_PROBLEM DESCRIPTION_:
Restate the listing below word for word, omitting any images.

--- DATA SECTION ---

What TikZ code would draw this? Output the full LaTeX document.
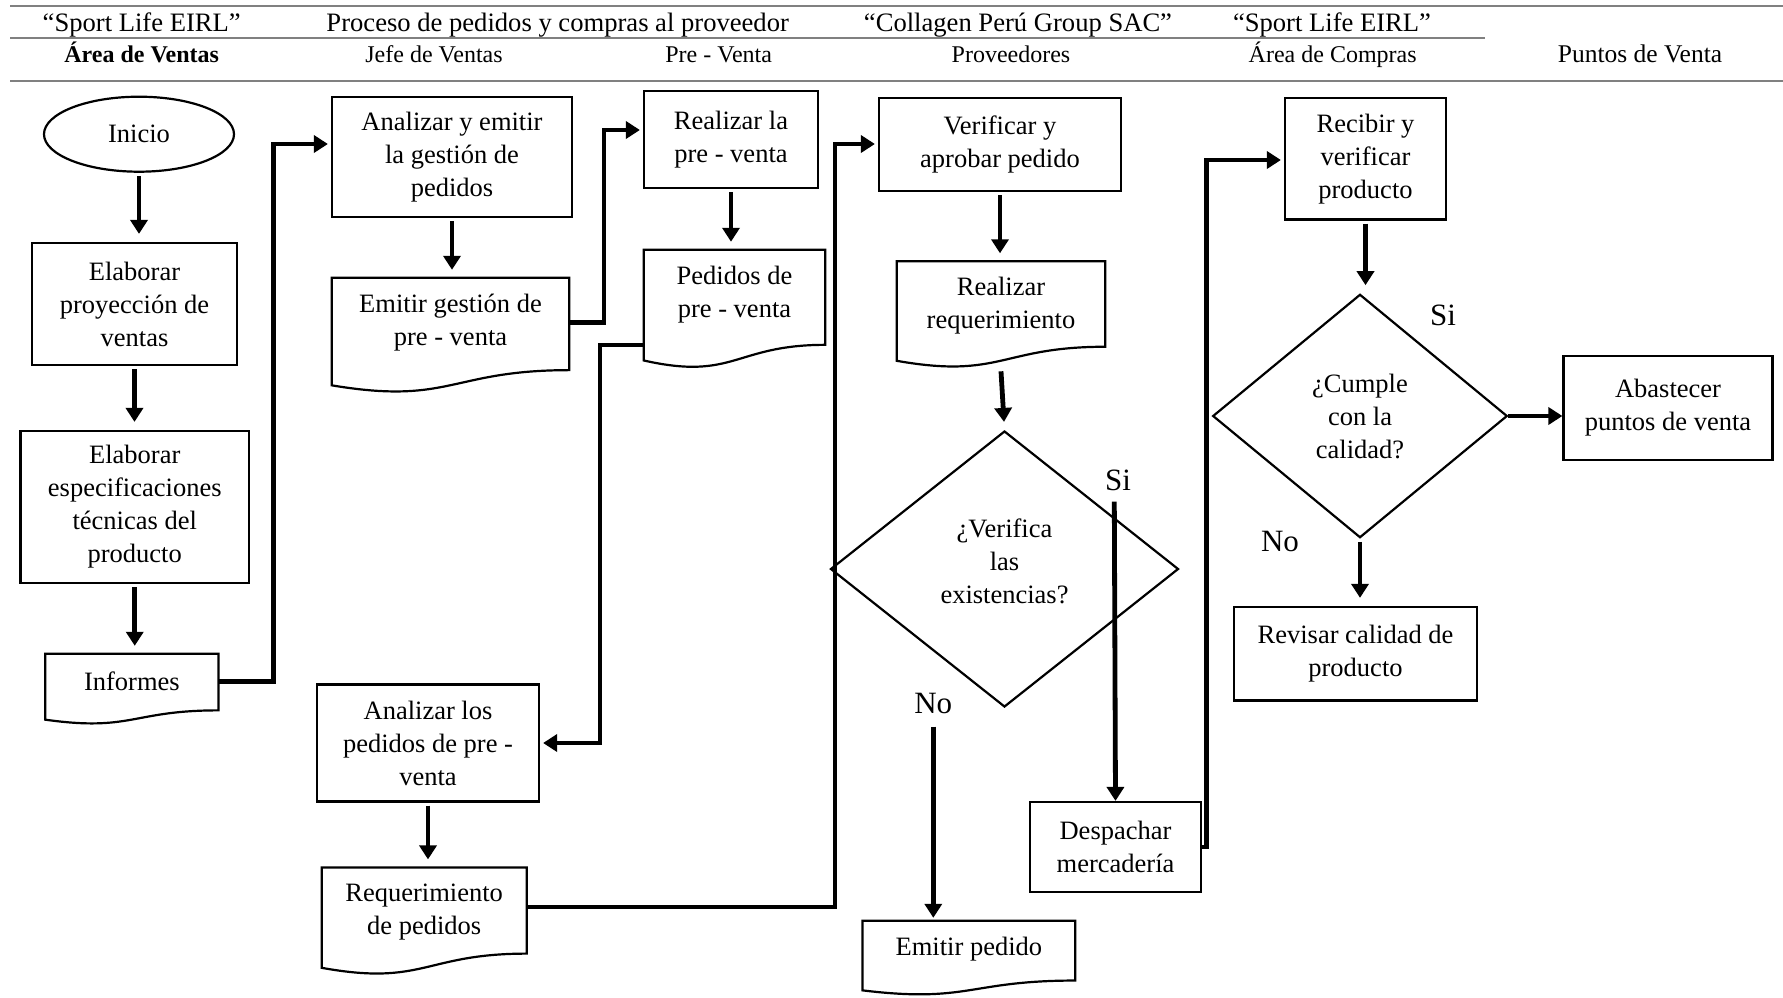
\documentclass[tikz,border=0pt]{standalone}
\usepackage{fontspec}
\setmainfont{Liberation Serif}
\usetikzlibrary{arrows.meta,calc,shapes.geometric}
\newcommand\fbody{\fontsize{26.5}{33}\selectfont}
\newcommand\fhdA{\fontsize{26.6}{30}\selectfont}
\newcommand\fhdB{\fontsize{24}{28}\selectfont}
\newcommand\fhdC{\fontsize{25.5}{30}\selectfont}
\newcommand\flab{\fontsize{31}{36}\selectfont}
% #1 node name, #2 = node height / full shape height
\newcommand\docshape[2]{%
  \pgfmathsetmacro\docRA{0.802/#2}%
  \pgfmathsetmacro\docRB{0.934/#2}%
  \pgfmathsetmacro\docRC{1.107/#2}%
  \draw[shp] (#1.north west) -- (#1.north east)
    -- ($(#1.north east)!\docRA!(#1.south east)$)
    .. controls ($(#1.north)!\docRA!(#1.south)$) and ($(#1.north)!\docRC!(#1.south)$)
    .. ($(#1.north west)!\docRB!(#1.south west)$) -- cycle;}
\begin{document}
\begin{tikzpicture}[x=1pt,y=-1pt,
  shp/.style={draw=black,line width=2.2pt,line join=miter},
  box/.style={shp,rectangle,inner sep=0pt,align=center,font=\fbody},
  docnode/.style={rectangle,inner sep=0pt,align=center,font=\fbody},
  term/.style={shp,ellipse,inner sep=0pt,align=center,font=\fbody},
  decis/.style={shp,diamond,inner sep=0pt,align=center,font=\fbody},
  txt/.style={inner sep=0pt,align=center,font=\fbody},
  arr/.style={line width=4.8pt,-{Triangle[width=17pt,length=14pt]},shorten >=3pt},
  varr/.style={arr,shorten >=8pt,shorten <=3pt},
  hline/.style={draw=black!50,line width=1.6pt},
  hdA/.style={anchor=base,font=\fhdA,inner sep=0pt},
  hdB/.style={anchor=base,font=\fhdB,inner sep=0pt},
  lab/.style={font=\flab,inner sep=0pt}]
\useasboundingbox (0,0) rectangle (1783,997);

% header
\draw[hline] (10,6) -- (1783,6);
\draw[hline] (10,37.7) -- (1485,37.7);
\draw[hline] (10,80.7) -- (1783,80.7);
\node[hdA] (hA1) at (141.7,31.7) {“Sport Life EIRL”};
\node[hdA] (hA2) at (557.7,31.7) {Proceso de pedidos y compras al proveedor};
\node[hdA] (hA3) at (1018,31.7) {“Collagen Perú Group SAC”};
\node[hdA] (hA4) at (1332,31.7) {“Sport Life EIRL”};
\node[hdB,font=\fhdB\bfseries] (hB1) at (141.7,62) {Área de Ventas};
\node[hdB] (hB2) at (434,62) {Jefe de Ventas};
\node[hdB] (hB3) at (718.7,62) {Pre - Venta};
\node[hdB] (hB4) at (1011,62) {Proveedores};
\node[hdB] (hB5) at (1332.7,62) {Área de Compras};
\node[hdB,font=\fhdC] (hB6) at (1640,62) {Puntos de Venta};

% column 1
\node[term,minimum width=190pt,minimum height=75pt] (inicio) at (139,134.2) {Inicio};
\node[box,minimum width=205pt,minimum height=122pt] (proy) at (134.5,304) {Elaborar\\proyección de\\ventas};
\node[box,minimum width=228.5pt,minimum height=152pt] (espec) at (134.75,507) {Elaborar\\especificaciones\\técnicas del\\producto};
\node[docnode,minimum width=172.8pt,minimum height=54.6pt] (informes) at (131.9,681.3) {Informes};

% column 2
\node[box,minimum width=240pt,minimum height=120pt] (anal1) at (452,157) {Analizar y emitir\\la gestión de\\pedidos};
\node[docnode,minimum width=237pt,minimum height=89.4pt] (emitg) at (450.5,322.7) {Emitir gestión de\\pre - venta};
\node[box,minimum width=222pt,minimum height=117pt] (analp) at (428,743) {Analizar los\\pedidos de pre -\\venta};
\node[docnode,minimum width=204.7pt,minimum height=88.6pt] (requer) at (424.2,911.9) {Requerimiento\\de pedidos};

% column 3
\node[box,minimum width=174pt,minimum height=97pt] (realpv) at (731,139.5) {Realizar la\\pre - venta};
\node[docnode,minimum width=181pt,minimum height=89.7pt] (pedpv) at (734.5,294.8) {Pedidos de\\pre - venta};

% column 4
\node[box,minimum width=242pt,minimum height=93pt] (verif) at (1000,144.5) {Verificar y\\aprobar pedido};
\node[docnode,minimum width=208pt,minimum height=87.6pt] (realreq) at (1001,305.3) {Realizar\\requerimiento};
\node[decis,minimum width=348pt,minimum height=276pt] (verifd) at (1004.5,569) {};
\node[txt] (verift) at (1004.5,561) {¿Verifica\\las\\existencias?};
\node[docnode,minimum width=212.3pt,minimum height=56.8pt] (emitp) at (968.9,949.4) {Emitir pedido};
\node[box,minimum width=171pt,minimum height=90pt] (desp) at (1115.5,847) {Despachar\\mercadería};

% column 5
\node[box,minimum width=161pt,minimum height=121.5pt] (recib) at (1365.5,158.7) {Recibir y\\verificar\\producto};
\node[decis,minimum width=294.6pt,minimum height=243.4pt] (cumple) at (1360,416) {¿Cumple\\con la\\calidad?};
\node[box,minimum width=243pt,minimum height=93.5pt] (revis) at (1355.5,653.7) {Revisar calidad de\\producto};

% column 6
\node[box,minimum width=209pt,minimum height=104.5pt] (abast) at (1668,408) {Abastecer\\puntos de venta};

% document outlines
\docshape{informes}{0.78}
\docshape{emitg}{0.78}
\docshape{pedpv}{0.76}
\docshape{requer}{0.828}
\docshape{realreq}{0.826}
\docshape{emitp}{0.768}

% labels
\node[lab] (si1) at (1118,480) {Si};
\node[lab] (no1) at (933.3,703.3) {No};
\node[lab] (si2) at (1443,315) {Si};
\node[lab] (no2) at (1280,541) {No};

% bend points
\coordinate (k1) at (273.3,144);
\coordinate (k2) at (604,130);
\coordinate (k3) at (600,345);
\coordinate (k4) at (835,144);
\coordinate (k5) at (1206.7,160);
\coordinate (k6) at (835,907);
\coordinate (s1) at (1114.3,501.7);
\coordinate (n1) at (933.3,726.7);

% connectors
\draw[varr] (inicio.south) -- (inicio.south |- proy.north);
\draw[varr] (proy.south) -- (proy.south |- espec.north);
\draw[varr] (espec.south) -- (espec.south |- informes.north);
\draw[arr] (informes.east) -| (k1) -- (k1 -| anal1.west);
\draw[varr] (anal1.south) -- (anal1.south |- emitg.north);
\draw[arr] (emitg.east) -| (k2) -- (k2 -| realpv.west);
\draw[varr] (realpv.south) -- (realpv.south |- pedpv.north);
\draw[arr] (k3 -| pedpv.west) -- (k3) |- (analp.east);
\draw[varr] (analp.south) -- (analp.south |- requer.north);
\draw[arr] (k6 -| requer.east) -- (k6) -- (k4) -- (k4 -| verif.west);
\draw[varr] (verif.south) -- (verif.south |- realreq.north);
\draw[varr,shorten <=0pt] ([yshift=-22pt]realreq.south) -- (verifd.north);
\draw[arr,shorten >=0pt] (s1) -- (desp.north);
\draw[arr] (n1) -- (n1 |- emitp.north);
\draw[arr] (desp.east) -| (k5) -- (k5 -| recib.west);
\draw[varr] (recib.south) -- (recib.south |- cumple.north);
\draw[arr,shorten >=0pt] (cumple.east) -- (cumple.east -| abast.west);
\draw[varr] (cumple.south) -- (cumple.south |- revis.north);
\end{tikzpicture}
\end{document}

---

_OUTPUT BELOW_:
What TikZ code would draw this? Output the full LaTeX document.
\documentclass[tikz,border=0pt]{standalone}
\usepackage{fontspec}
\setmainfont{Liberation Serif}
\usetikzlibrary{arrows.meta,calc,shapes.geometric}
\newcommand\fbody{\fontsize{26.5}{33}\selectfont}
\newcommand\fhdA{\fontsize{26.6}{30}\selectfont}
\newcommand\fhdB{\fontsize{24}{28}\selectfont}
\newcommand\fhdC{\fontsize{25.5}{30}\selectfont}
\newcommand\flab{\fontsize{31}{36}\selectfont}
% #1 node name, #2 = node height / full shape height
\newcommand\docshape[2]{%
  \pgfmathsetmacro\docRA{0.802/#2}%
  \pgfmathsetmacro\docRB{0.934/#2}%
  \pgfmathsetmacro\docRC{1.107/#2}%
  \draw[shp] (#1.north west) -- (#1.north east)
    -- ($(#1.north east)!\docRA!(#1.south east)$)
    .. controls ($(#1.north)!\docRA!(#1.south)$) and ($(#1.north)!\docRC!(#1.south)$)
    .. ($(#1.north west)!\docRB!(#1.south west)$) -- cycle;}
\begin{document}
\begin{tikzpicture}[x=1pt,y=-1pt,
  shp/.style={draw=black,line width=2.2pt,line join=miter},
  box/.style={shp,rectangle,inner sep=0pt,align=center,font=\fbody},
  docnode/.style={rectangle,inner sep=0pt,align=center,font=\fbody},
  term/.style={shp,ellipse,inner sep=0pt,align=center,font=\fbody},
  decis/.style={shp,diamond,inner sep=0pt,align=center,font=\fbody},
  txt/.style={inner sep=0pt,align=center,font=\fbody},
  arr/.style={line width=4.8pt,-{Triangle[width=17pt,length=14pt]},shorten >=3pt},
  varr/.style={arr,shorten >=8pt,shorten <=3pt},
  hline/.style={draw=black!50,line width=1.6pt},
  hdA/.style={anchor=base,font=\fhdA,inner sep=0pt},
  hdB/.style={anchor=base,font=\fhdB,inner sep=0pt},
  lab/.style={font=\flab,inner sep=0pt}]
\useasboundingbox (0,0) rectangle (1783,997);

% header
\draw[hline] (10,6) -- (1783,6);
\draw[hline] (10,37.7) -- (1485,37.7);
\draw[hline] (10,80.7) -- (1783,80.7);
\node[hdA] (hA1) at (141.7,31.7) {“Sport Life EIRL”};
\node[hdA] (hA2) at (557.7,31.7) {Proceso de pedidos y compras al proveedor};
\node[hdA] (hA3) at (1018,31.7) {“Collagen Perú Group SAC”};
\node[hdA] (hA4) at (1332,31.7) {“Sport Life EIRL”};
\node[hdB,font=\fhdB\bfseries] (hB1) at (141.7,62) {Área de Ventas};
\node[hdB] (hB2) at (434,62) {Jefe de Ventas};
\node[hdB] (hB3) at (718.7,62) {Pre - Venta};
\node[hdB] (hB4) at (1011,62) {Proveedores};
\node[hdB] (hB5) at (1332.7,62) {Área de Compras};
\node[hdB,font=\fhdC] (hB6) at (1640,62) {Puntos de Venta};

% column 1
\node[term,minimum width=190pt,minimum height=75pt] (inicio) at (139,134.2) {Inicio};
\node[box,minimum width=205pt,minimum height=122pt] (proy) at (134.5,304) {Elaborar\\proyección de\\ventas};
\node[box,minimum width=228.5pt,minimum height=152pt] (espec) at (134.75,507) {Elaborar\\especificaciones\\técnicas del\\producto};
\node[docnode,minimum width=172.8pt,minimum height=54.6pt] (informes) at (131.9,681.3) {Informes};

% column 2
\node[box,minimum width=240pt,minimum height=120pt] (anal1) at (452,157) {Analizar y emitir\\la gestión de\\pedidos};
\node[docnode,minimum width=237pt,minimum height=89.4pt] (emitg) at (450.5,322.7) {Emitir gestión de\\pre - venta};
\node[box,minimum width=222pt,minimum height=117pt] (analp) at (428,743) {Analizar los\\pedidos de pre -\\venta};
\node[docnode,minimum width=204.7pt,minimum height=88.6pt] (requer) at (424.2,911.9) {Requerimiento\\de pedidos};

% column 3
\node[box,minimum width=174pt,minimum height=97pt] (realpv) at (731,139.5) {Realizar la\\pre - venta};
\node[docnode,minimum width=181pt,minimum height=89.7pt] (pedpv) at (734.5,294.8) {Pedidos de\\pre - venta};

% column 4
\node[box,minimum width=242pt,minimum height=93pt] (verif) at (1000,144.5) {Verificar y\\aprobar pedido};
\node[docnode,minimum width=208pt,minimum height=87.6pt] (realreq) at (1001,305.3) {Realizar\\requerimiento};
\node[decis,minimum width=348pt,minimum height=276pt] (verifd) at (1004.5,569) {};
\node[txt] (verift) at (1004.5,561) {¿Verifica\\las\\existencias?};
\node[docnode,minimum width=212.3pt,minimum height=56.8pt] (emitp) at (968.9,949.4) {Emitir pedido};
\node[box,minimum width=171pt,minimum height=90pt] (desp) at (1115.5,847) {Despachar\\mercadería};

% column 5
\node[box,minimum width=161pt,minimum height=121.5pt] (recib) at (1365.5,158.7) {Recibir y\\verificar\\producto};
\node[decis,minimum width=294.6pt,minimum height=243.4pt] (cumple) at (1360,416) {¿Cumple\\con la\\calidad?};
\node[box,minimum width=243pt,minimum height=93.5pt] (revis) at (1355.5,653.7) {Revisar calidad de\\producto};

% column 6
\node[box,minimum width=209pt,minimum height=104.5pt] (abast) at (1668,408) {Abastecer\\puntos de venta};

% document outlines
\docshape{informes}{0.78}
\docshape{emitg}{0.78}
\docshape{pedpv}{0.76}
\docshape{requer}{0.828}
\docshape{realreq}{0.826}
\docshape{emitp}{0.768}

% labels
\node[lab] (si1) at (1118,480) {Si};
\node[lab] (no1) at (933.3,703.3) {No};
\node[lab] (si2) at (1443,315) {Si};
\node[lab] (no2) at (1280,541) {No};

% bend points
\coordinate (k1) at (273.3,144);
\coordinate (k2) at (604,130);
\coordinate (k3) at (600,345);
\coordinate (k4) at (835,144);
\coordinate (k5) at (1206.7,160);
\coordinate (k6) at (835,907);
\coordinate (s1) at (1114.3,501.7);
\coordinate (n1) at (933.3,726.7);

% connectors
\draw[varr] (inicio.south) -- (inicio.south |- proy.north);
\draw[varr] (proy.south) -- (proy.south |- espec.north);
\draw[varr] (espec.south) -- (espec.south |- informes.north);
\draw[arr] (informes.east) -| (k1) -- (k1 -| anal1.west);
\draw[varr] (anal1.south) -- (anal1.south |- emitg.north);
\draw[arr] (emitg.east) -| (k2) -- (k2 -| realpv.west);
\draw[varr] (realpv.south) -- (realpv.south |- pedpv.north);
\draw[arr] (k3 -| pedpv.west) -- (k3) |- (analp.east);
\draw[varr] (analp.south) -- (analp.south |- requer.north);
\draw[arr] (k6 -| requer.east) -- (k6) -- (k4) -- (k4 -| verif.west);
\draw[varr] (verif.south) -- (verif.south |- realreq.north);
\draw[varr,shorten <=0pt] ([yshift=-22pt]realreq.south) -- (verifd.north);
\draw[arr,shorten >=0pt] (s1) -- (desp.north);
\draw[arr] (n1) -- (n1 |- emitp.north);
\draw[arr] (desp.east) -| (k5) -- (k5 -| recib.west);
\draw[varr] (recib.south) -- (recib.south |- cumple.north);
\draw[arr,shorten >=0pt] (cumple.east) -- (cumple.east -| abast.west);
\draw[varr] (cumple.south) -- (cumple.south |- revis.north);
\end{tikzpicture}
\end{document}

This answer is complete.